INFORMATION SHOWN start

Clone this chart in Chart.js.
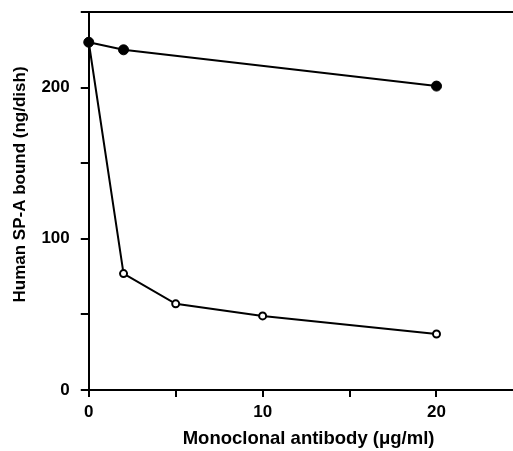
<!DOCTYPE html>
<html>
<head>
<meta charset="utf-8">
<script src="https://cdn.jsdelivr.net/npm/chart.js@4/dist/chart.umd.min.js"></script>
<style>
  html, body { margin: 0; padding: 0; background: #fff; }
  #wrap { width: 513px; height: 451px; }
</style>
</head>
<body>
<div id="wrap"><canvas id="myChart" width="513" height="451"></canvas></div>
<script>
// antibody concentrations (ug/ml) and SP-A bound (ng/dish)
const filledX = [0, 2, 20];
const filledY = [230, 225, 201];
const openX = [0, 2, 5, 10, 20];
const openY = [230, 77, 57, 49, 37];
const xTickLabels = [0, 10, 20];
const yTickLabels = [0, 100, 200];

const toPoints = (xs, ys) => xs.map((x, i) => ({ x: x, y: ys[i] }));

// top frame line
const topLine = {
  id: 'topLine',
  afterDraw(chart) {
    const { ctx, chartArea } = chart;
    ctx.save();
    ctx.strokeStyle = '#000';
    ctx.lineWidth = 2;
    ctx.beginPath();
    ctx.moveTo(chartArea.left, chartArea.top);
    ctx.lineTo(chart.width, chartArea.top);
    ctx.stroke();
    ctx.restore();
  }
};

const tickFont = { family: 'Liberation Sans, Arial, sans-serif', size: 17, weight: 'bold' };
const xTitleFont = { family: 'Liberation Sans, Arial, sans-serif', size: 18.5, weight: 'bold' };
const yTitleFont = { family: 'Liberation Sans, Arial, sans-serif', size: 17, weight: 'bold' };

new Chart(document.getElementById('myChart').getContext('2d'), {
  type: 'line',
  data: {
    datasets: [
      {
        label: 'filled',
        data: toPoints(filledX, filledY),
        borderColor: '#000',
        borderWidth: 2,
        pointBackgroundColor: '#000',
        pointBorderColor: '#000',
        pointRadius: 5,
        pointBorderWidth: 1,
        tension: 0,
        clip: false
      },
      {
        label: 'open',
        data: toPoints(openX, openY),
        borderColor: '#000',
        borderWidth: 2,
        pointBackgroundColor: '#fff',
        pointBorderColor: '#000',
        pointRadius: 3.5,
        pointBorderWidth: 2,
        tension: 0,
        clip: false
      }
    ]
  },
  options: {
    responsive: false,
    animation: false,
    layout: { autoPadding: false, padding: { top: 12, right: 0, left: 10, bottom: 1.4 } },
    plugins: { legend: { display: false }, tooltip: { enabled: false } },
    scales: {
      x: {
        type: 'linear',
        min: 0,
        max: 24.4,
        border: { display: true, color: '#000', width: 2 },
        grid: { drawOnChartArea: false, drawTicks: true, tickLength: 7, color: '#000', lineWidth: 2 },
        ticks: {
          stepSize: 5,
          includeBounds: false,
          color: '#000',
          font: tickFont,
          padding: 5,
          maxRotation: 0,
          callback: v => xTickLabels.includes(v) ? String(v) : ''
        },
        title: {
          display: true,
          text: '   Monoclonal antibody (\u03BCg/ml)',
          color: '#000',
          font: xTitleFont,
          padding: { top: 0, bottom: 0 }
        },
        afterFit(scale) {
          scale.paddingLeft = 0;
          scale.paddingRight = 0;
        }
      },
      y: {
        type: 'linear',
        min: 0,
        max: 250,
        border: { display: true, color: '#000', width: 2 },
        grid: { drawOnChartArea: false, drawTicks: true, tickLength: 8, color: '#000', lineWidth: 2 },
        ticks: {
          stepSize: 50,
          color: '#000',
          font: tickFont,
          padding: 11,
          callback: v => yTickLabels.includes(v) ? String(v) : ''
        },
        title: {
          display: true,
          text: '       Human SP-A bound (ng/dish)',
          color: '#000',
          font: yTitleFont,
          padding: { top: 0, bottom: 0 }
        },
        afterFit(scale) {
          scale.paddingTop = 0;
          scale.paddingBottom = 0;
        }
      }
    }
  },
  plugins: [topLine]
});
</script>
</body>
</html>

INFORMATION SHOWN end

**THE REQUEST**. Omit every picture, then repeat the remaining data exactly as it appears above.

**RESPONSE FOR THIS EXERCISE**.
Clone this chart in Chart.js.
<!DOCTYPE html>
<html>
<head>
<meta charset="utf-8">
<script src="https://cdn.jsdelivr.net/npm/chart.js@4/dist/chart.umd.min.js"></script>
<style>
  html, body { margin: 0; padding: 0; background: #fff; }
  #wrap { width: 513px; height: 451px; }
</style>
</head>
<body>
<div id="wrap"><canvas id="myChart" width="513" height="451"></canvas></div>
<script>
// antibody concentrations (ug/ml) and SP-A bound (ng/dish)
const filledX = [0, 2, 20];
const filledY = [230, 225, 201];
const openX = [0, 2, 5, 10, 20];
const openY = [230, 77, 57, 49, 37];
const xTickLabels = [0, 10, 20];
const yTickLabels = [0, 100, 200];

const toPoints = (xs, ys) => xs.map((x, i) => ({ x: x, y: ys[i] }));

// top frame line
const topLine = {
  id: 'topLine',
  afterDraw(chart) {
    const { ctx, chartArea } = chart;
    ctx.save();
    ctx.strokeStyle = '#000';
    ctx.lineWidth = 2;
    ctx.beginPath();
    ctx.moveTo(chartArea.left, chartArea.top);
    ctx.lineTo(chart.width, chartArea.top);
    ctx.stroke();
    ctx.restore();
  }
};

const tickFont = { family: 'Liberation Sans, Arial, sans-serif', size: 17, weight: 'bold' };
const xTitleFont = { family: 'Liberation Sans, Arial, sans-serif', size: 18.5, weight: 'bold' };
const yTitleFont = { family: 'Liberation Sans, Arial, sans-serif', size: 17, weight: 'bold' };

new Chart(document.getElementById('myChart').getContext('2d'), {
  type: 'line',
  data: {
    datasets: [
      {
        label: 'filled',
        data: toPoints(filledX, filledY),
        borderColor: '#000',
        borderWidth: 2,
        pointBackgroundColor: '#000',
        pointBorderColor: '#000',
        pointRadius: 5,
        pointBorderWidth: 1,
        tension: 0,
        clip: false
      },
      {
        label: 'open',
        data: toPoints(openX, openY),
        borderColor: '#000',
        borderWidth: 2,
        pointBackgroundColor: '#fff',
        pointBorderColor: '#000',
        pointRadius: 3.5,
        pointBorderWidth: 2,
        tension: 0,
        clip: false
      }
    ]
  },
  options: {
    responsive: false,
    animation: false,
    layout: { autoPadding: false, padding: { top: 12, right: 0, left: 10, bottom: 1.4 } },
    plugins: { legend: { display: false }, tooltip: { enabled: false } },
    scales: {
      x: {
        type: 'linear',
        min: 0,
        max: 24.4,
        border: { display: true, color: '#000', width: 2 },
        grid: { drawOnChartArea: false, drawTicks: true, tickLength: 7, color: '#000', lineWidth: 2 },
        ticks: {
          stepSize: 5,
          includeBounds: false,
          color: '#000',
          font: tickFont,
          padding: 5,
          maxRotation: 0,
          callback: v => xTickLabels.includes(v) ? String(v) : ''
        },
        title: {
          display: true,
          text: '   Monoclonal antibody (\u03BCg/ml)',
          color: '#000',
          font: xTitleFont,
          padding: { top: 0, bottom: 0 }
        },
        afterFit(scale) {
          scale.paddingLeft = 0;
          scale.paddingRight = 0;
        }
      },
      y: {
        type: 'linear',
        min: 0,
        max: 250,
        border: { display: true, color: '#000', width: 2 },
        grid: { drawOnChartArea: false, drawTicks: true, tickLength: 8, color: '#000', lineWidth: 2 },
        ticks: {
          stepSize: 50,
          color: '#000',
          font: tickFont,
          padding: 11,
          callback: v => yTickLabels.includes(v) ? String(v) : ''
        },
        title: {
          display: true,
          text: '       Human SP-A bound (ng/dish)',
          color: '#000',
          font: yTitleFont,
          padding: { top: 0, bottom: 0 }
        },
        afterFit(scale) {
          scale.paddingTop = 0;
          scale.paddingBottom = 0;
        }
      }
    }
  },
  plugins: [topLine]
});
</script>
</body>
</html>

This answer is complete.